• [Given material]:
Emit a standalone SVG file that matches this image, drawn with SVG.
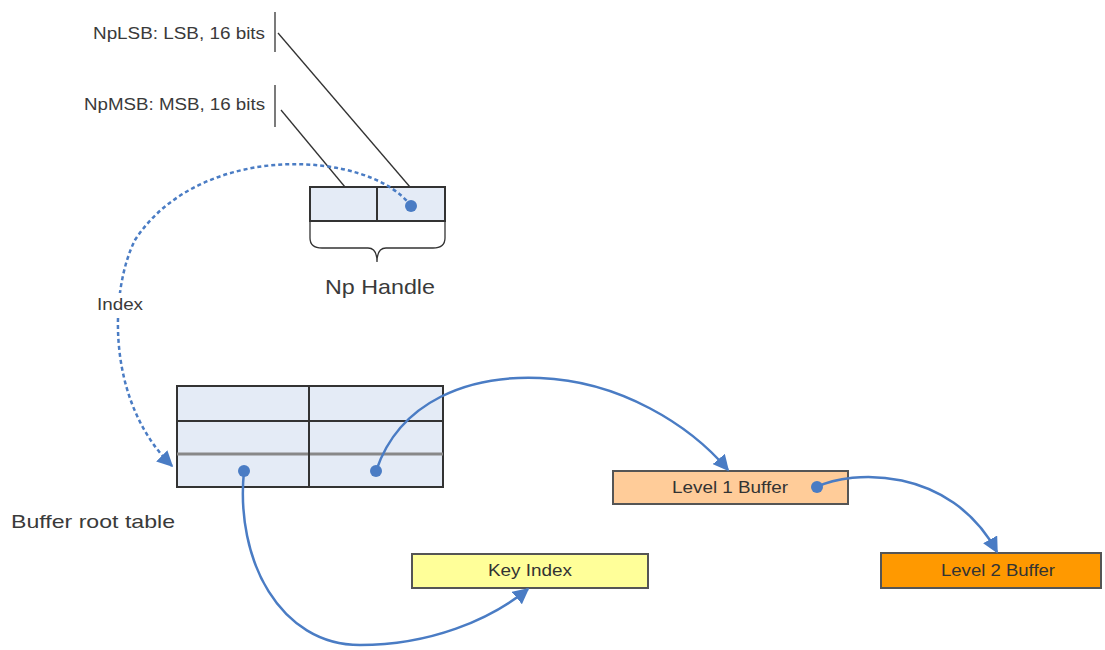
<svg xmlns="http://www.w3.org/2000/svg" width="1105" height="650" viewBox="0 0 1105 650">
<defs>
<style>
text{font-family:"Liberation Sans",Arial,sans-serif;fill:#3a3a3a;}
.lbl{font-size:16px;}
.cell{fill:#E4EBF6;stroke:#333;stroke-width:2;}
.blue{fill:none;stroke:#4A7CC4;stroke-width:2.5;}
.dot{fill:#4A7CC4;}
.thin{stroke:#333;stroke-width:1.3;fill:none;}
.box{stroke:#555;stroke-width:2;}
.btxt{font-size:16px;fill:#333;}
</style>
<marker id="ah" viewBox="0 0 10 10" refX="9" refY="5" markerWidth="16" markerHeight="16" markerUnits="userSpaceOnUse" orient="auto">
<path d="M0,0 L10,5 L0,10 z" fill="#4A7CC4"/>
</marker>
</defs>
<rect width="1105" height="650" fill="#fff"/>

<g id="labels">
<text class="lbl" x="93" y="39" textLength="172" lengthAdjust="spacingAndGlyphs">NpLSB: LSB, 16 bits</text>
<line class="thin" x1="275" y1="12" x2="275" y2="52" stroke-width="2"/>
<text class="lbl" x="84" y="110" textLength="181" lengthAdjust="spacingAndGlyphs">NpMSB: MSB, 16 bits</text>
<line class="thin" x1="275" y1="85" x2="275" y2="127" stroke-width="2"/>
</g>

<g id="np-handle">
<rect class="cell" x="310" y="187" width="135" height="34"/>
<line x1="377" y1="187" x2="377" y2="221" stroke="#333" stroke-width="2"/>
<path class="thin" stroke-width="1.8" d="M310,221 V238 Q310,248 322,248 H368 Q377,248 377,262 Q377,248 386,248 H433 Q445,248 445,238 V221"/>
<text x="325" y="294" font-size="21" textLength="110" lengthAdjust="spacingAndGlyphs">Np Handle</text>
</g>

<g id="root-table">
<rect class="cell" x="177" y="386" width="266" height="101"/>
<line x1="177" y1="421" x2="443" y2="421" stroke="#333" stroke-width="2"/>
<line x1="177" y1="454" x2="443" y2="454" stroke="#888" stroke-width="3"/>
<line x1="309" y1="386" x2="309" y2="487" stroke="#333" stroke-width="2"/>
<text x="11" y="528" font-size="19" textLength="164" lengthAdjust="spacingAndGlyphs">Buffer root table</text>
</g>

<g id="level1">
<rect class="box" x="613" y="471" width="235" height="33" fill="#FFCC99"/>
<text class="btxt" x="672" y="493" textLength="116" lengthAdjust="spacingAndGlyphs">Level 1 Buffer</text>
</g>

<g id="level2">
<rect class="box" x="881" y="553" width="220" height="35" fill="#FF9900"/>
<text class="btxt" x="941" y="576" textLength="114" lengthAdjust="spacingAndGlyphs">Level 2 Buffer</text>
</g>

<g id="key-index">
<rect class="box" x="412" y="554" width="236" height="34" fill="#FFFF99"/>
<text class="btxt" x="488" y="576" textLength="84" lengthAdjust="spacingAndGlyphs">Key Index</text>
</g>

<g id="connectors">
<line class="thin" x1="278" y1="33" x2="410" y2="187"/>
<line class="thin" x1="281" y1="110" x2="345" y2="187"/>
<path class="blue" stroke-width="2" stroke-dasharray="4,3" d="M411,206 C370,150 200,140 135,240 C110,290 105,400 172,466" marker-end="url(#ah)"/>
<rect x="94" y="293" width="54" height="22" fill="#fff"/>
<text class="lbl" x="97" y="310" textLength="46" lengthAdjust="spacingAndGlyphs">Index</text>
<path class="blue" d="M376,471 C400,400 470,375 540,378 C620,381 690,425 728,470" marker-end="url(#ah)"/>
<path class="blue" d="M817,487 C850,470 950,465 997,552" marker-end="url(#ah)"/>
<path class="blue" d="M244,471 C235,560 280,645 360,645 C430,645 490,620 528,589" marker-end="url(#ah)"/>
<circle class="dot" cx="411" cy="206" r="6"/>
<circle class="dot" cx="376" cy="471" r="6"/>
<circle class="dot" cx="244" cy="471" r="6"/>
<circle class="dot" cx="817" cy="487" r="6"/>
</g>
</svg>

• [Exercise]: Extract all the data above exactly, excluding every picture.

• [Task output]:
Emit a standalone SVG file that matches this image, drawn with SVG.
<svg xmlns="http://www.w3.org/2000/svg" width="1105" height="650" viewBox="0 0 1105 650">
<defs>
<style>
text{font-family:"Liberation Sans",Arial,sans-serif;fill:#3a3a3a;}
.lbl{font-size:16px;}
.cell{fill:#E4EBF6;stroke:#333;stroke-width:2;}
.blue{fill:none;stroke:#4A7CC4;stroke-width:2.5;}
.dot{fill:#4A7CC4;}
.thin{stroke:#333;stroke-width:1.3;fill:none;}
.box{stroke:#555;stroke-width:2;}
.btxt{font-size:16px;fill:#333;}
</style>
<marker id="ah" viewBox="0 0 10 10" refX="9" refY="5" markerWidth="16" markerHeight="16" markerUnits="userSpaceOnUse" orient="auto">
<path d="M0,0 L10,5 L0,10 z" fill="#4A7CC4"/>
</marker>
</defs>
<rect width="1105" height="650" fill="#fff"/>

<g id="labels">
<text class="lbl" x="93" y="39" textLength="172" lengthAdjust="spacingAndGlyphs">NpLSB: LSB, 16 bits</text>
<line class="thin" x1="275" y1="12" x2="275" y2="52" stroke-width="2"/>
<text class="lbl" x="84" y="110" textLength="181" lengthAdjust="spacingAndGlyphs">NpMSB: MSB, 16 bits</text>
<line class="thin" x1="275" y1="85" x2="275" y2="127" stroke-width="2"/>
</g>

<g id="np-handle">
<rect class="cell" x="310" y="187" width="135" height="34"/>
<line x1="377" y1="187" x2="377" y2="221" stroke="#333" stroke-width="2"/>
<path class="thin" stroke-width="1.8" d="M310,221 V238 Q310,248 322,248 H368 Q377,248 377,262 Q377,248 386,248 H433 Q445,248 445,238 V221"/>
<text x="325" y="294" font-size="21" textLength="110" lengthAdjust="spacingAndGlyphs">Np Handle</text>
</g>

<g id="root-table">
<rect class="cell" x="177" y="386" width="266" height="101"/>
<line x1="177" y1="421" x2="443" y2="421" stroke="#333" stroke-width="2"/>
<line x1="177" y1="454" x2="443" y2="454" stroke="#888" stroke-width="3"/>
<line x1="309" y1="386" x2="309" y2="487" stroke="#333" stroke-width="2"/>
<text x="11" y="528" font-size="19" textLength="164" lengthAdjust="spacingAndGlyphs">Buffer root table</text>
</g>

<g id="level1">
<rect class="box" x="613" y="471" width="235" height="33" fill="#FFCC99"/>
<text class="btxt" x="672" y="493" textLength="116" lengthAdjust="spacingAndGlyphs">Level 1 Buffer</text>
</g>

<g id="level2">
<rect class="box" x="881" y="553" width="220" height="35" fill="#FF9900"/>
<text class="btxt" x="941" y="576" textLength="114" lengthAdjust="spacingAndGlyphs">Level 2 Buffer</text>
</g>

<g id="key-index">
<rect class="box" x="412" y="554" width="236" height="34" fill="#FFFF99"/>
<text class="btxt" x="488" y="576" textLength="84" lengthAdjust="spacingAndGlyphs">Key Index</text>
</g>

<g id="connectors">
<line class="thin" x1="278" y1="33" x2="410" y2="187"/>
<line class="thin" x1="281" y1="110" x2="345" y2="187"/>
<path class="blue" stroke-width="2" stroke-dasharray="4,3" d="M411,206 C370,150 200,140 135,240 C110,290 105,400 172,466" marker-end="url(#ah)"/>
<rect x="94" y="293" width="54" height="22" fill="#fff"/>
<text class="lbl" x="97" y="310" textLength="46" lengthAdjust="spacingAndGlyphs">Index</text>
<path class="blue" d="M376,471 C400,400 470,375 540,378 C620,381 690,425 728,470" marker-end="url(#ah)"/>
<path class="blue" d="M817,487 C850,470 950,465 997,552" marker-end="url(#ah)"/>
<path class="blue" d="M244,471 C235,560 280,645 360,645 C430,645 490,620 528,589" marker-end="url(#ah)"/>
<circle class="dot" cx="411" cy="206" r="6"/>
<circle class="dot" cx="376" cy="471" r="6"/>
<circle class="dot" cx="244" cy="471" r="6"/>
<circle class="dot" cx="817" cy="487" r="6"/>
</g>
</svg>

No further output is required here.